The analysis finds that people who switched from traditional Medicare to Medicare Advantage in 2016 had health spending in 2015 that was $1,253 less, on average, than the average spending for beneficiaries who remained in traditional Medicare (after adjusting for health risk).
The pattern held true even among beneficiaries with specific health conditions, including asthma, breast or prostate cancer and diabetes. For instance, among beneficiaries with diabetes who were in traditional Medicare in 2015, those who switched to Medicare Advantage in 2016 had Medicare spending in 2015 that was $1,072 lower, on average, than similar beneficiaries with diabetes who stayed in traditional Medicare (after adjusting for health risk).
The findings raise questions about whether Medicare Advantage plans tend to attract healthier and lower-cost beneficiaries and whether lower rates of service use among Medicare Advantage enrollees is attributable to care management or self-selection. Most notably, the study findings suggest that the current method of setting payments to Medicare Advantage plans based on spending for people in traditional Medicare may systematically overestimate expected costs of Medicare Advantage enrollees.
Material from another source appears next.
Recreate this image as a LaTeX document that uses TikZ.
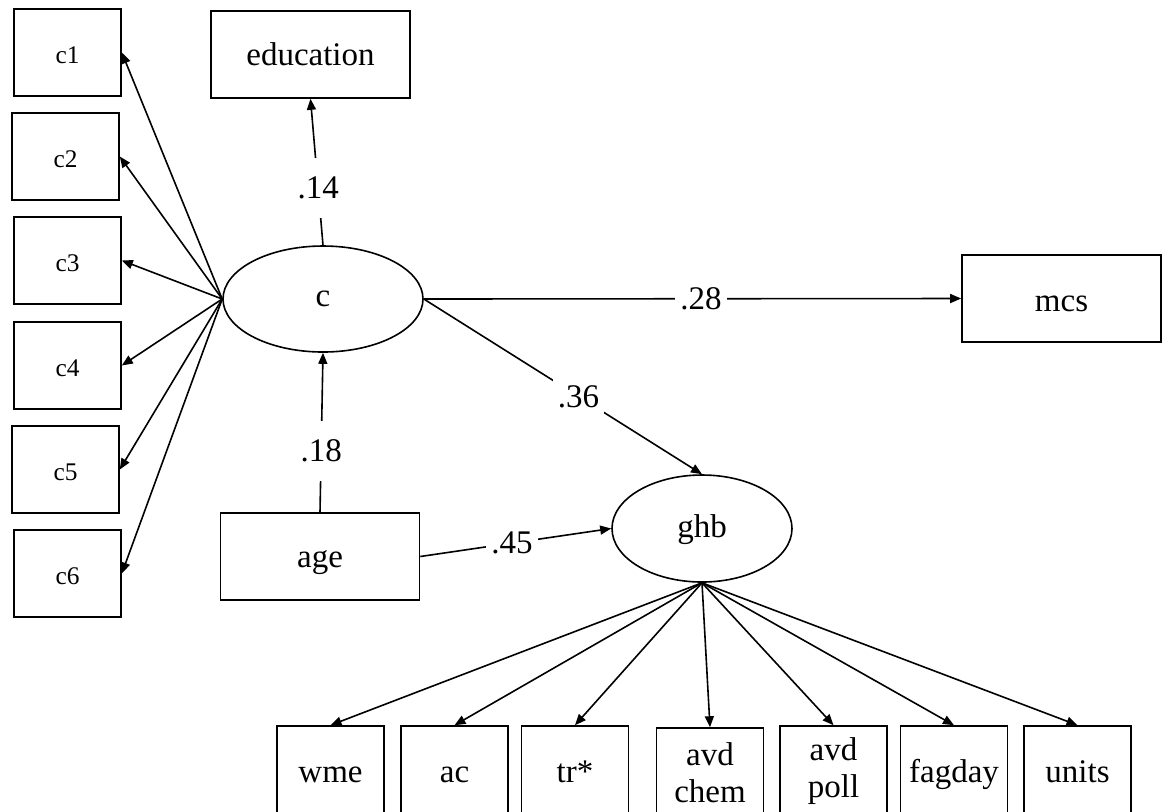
\documentclass[tikz,border=0pt]{standalone}
\usepackage{fontspec}
\setmainfont{Liberation Serif}
\usetikzlibrary{arrows.meta,shapes.geometric}
\begin{document}
\begin{tikzpicture}[x=0.5pt,y=-0.5pt,
  every node/.style={font=\fontsize{16.5}{18.5}\selectfont},
  % baseline drop below the node centre equals half the text height
  tb/.style={text height=#1, text depth=0pt},
  box/.style={draw, line width=0.8pt, rectangle, inner sep=0pt,
    minimum width=53.5pt, minimum height=43.5pt},
  smallbox/.style={box, tb=10.5pt, font=\fontsize{12.7}{14}\selectfont},
  widebox/.style={box, minimum width=99.5pt},
  obsbox/.style={box, minimum height=45pt, align=center},
  latent/.style={draw, line width=0.8pt, ellipse, inner sep=0pt},
  link/.style={line width=0.8pt, -{Triangle[length=5.5pt,width=4.5pt]}},
  lbl/.style={fill=white, inner xsep=2.5pt, inner ysep=0pt, minimum height=30pt}]

\useasboundingbox (0,0) rectangle (1167,811);
\clip (0,0) rectangle (1167,811);

% latent factors
\node[latent, tb=7pt, minimum width=100pt, minimum height=53pt] (c) at (323,299) {c};
\node[latent, tb=8.5pt, minimum width=90pt, minimum height=53.5pt] (ghb) at (702,528.5) {ghb};

% indicators of c
\node[smallbox] (c1) at (67.5,52.5) {c1};
\node[smallbox] (c2) at (65.5,156.5) {c2};
\node[smallbox] (c3) at (67.5,260.5) {c3};
\node[smallbox] (c4) at (67.5,365.5) {c4};
\node[smallbox] (c5) at (65.5,469.5) {c5};
\node[smallbox] (c6) at (67.5,573.5) {c6};

% other observed variables
\node[widebox, tb=10.5pt] (education) at (310.5,54.5) {education};
\node[widebox, tb=13pt] (mcs) at (1061.5,298.5) {mcs};
\node[widebox, tb=10.5pt] (age) at (320,556.5) {age};

% indicators of ghb
\node[obsbox, tb=11pt] (wme) at (330.5,771) {wme};
\node[obsbox, tb=11pt] (ac) at (454.5,771) {ac};
\node[obsbox, tb=11.5pt] (tr) at (575,771) {tr*};
\node[obsbox] (chem) at (710,773) {avd\\chem};
\node[obsbox] (poll) at (833.5,771) {avd\\poll};
\node[obsbox, tb=11pt] (fagday) at (954,771) {fagday};
\node[obsbox, tb=11pt] (units) at (1077.5,771) {units};

% loadings of c
\foreach \t in {c1,c2,c3,c4,c5,c6}
  \draw[link] (c.west) -- (\t.east);

% loadings of ghb
\foreach \t in {wme,ac,tr,chem,poll,fagday,units}
  \draw[link] (ghb.south) -- (\t.north);

% structural paths
\draw[link] (c.north) -- node[lbl, pos=0.39] {.14} (education.south);
\draw[link] (age.north) -- node[lbl, pos=0.385] {.18} (c.south);
\draw[link] (c.east) -- node[lbl, pos=0.516] {.28} (mcs.west);
\draw[link] (c.east) -- node[lbl, pos=0.556] {.36} (ghb.north);
\draw[link] (age.east) -- node[lbl, pos=0.48] {.45} (ghb.west);
\end{tikzpicture}
\end{document}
Adjusting payments to reflect Medicare Advantage enrollees’ prior use of health services could potentially lower total Medicare spending by billions of dollars annually.
Setting payments to more accurately reflect expected costs would have major implications for Medicare spending, as Medicare Advantage plans cover 20 million people, about a third of all Medicare beneficiaries, and enrollment is expected to climb to over 30 million people within the next decade.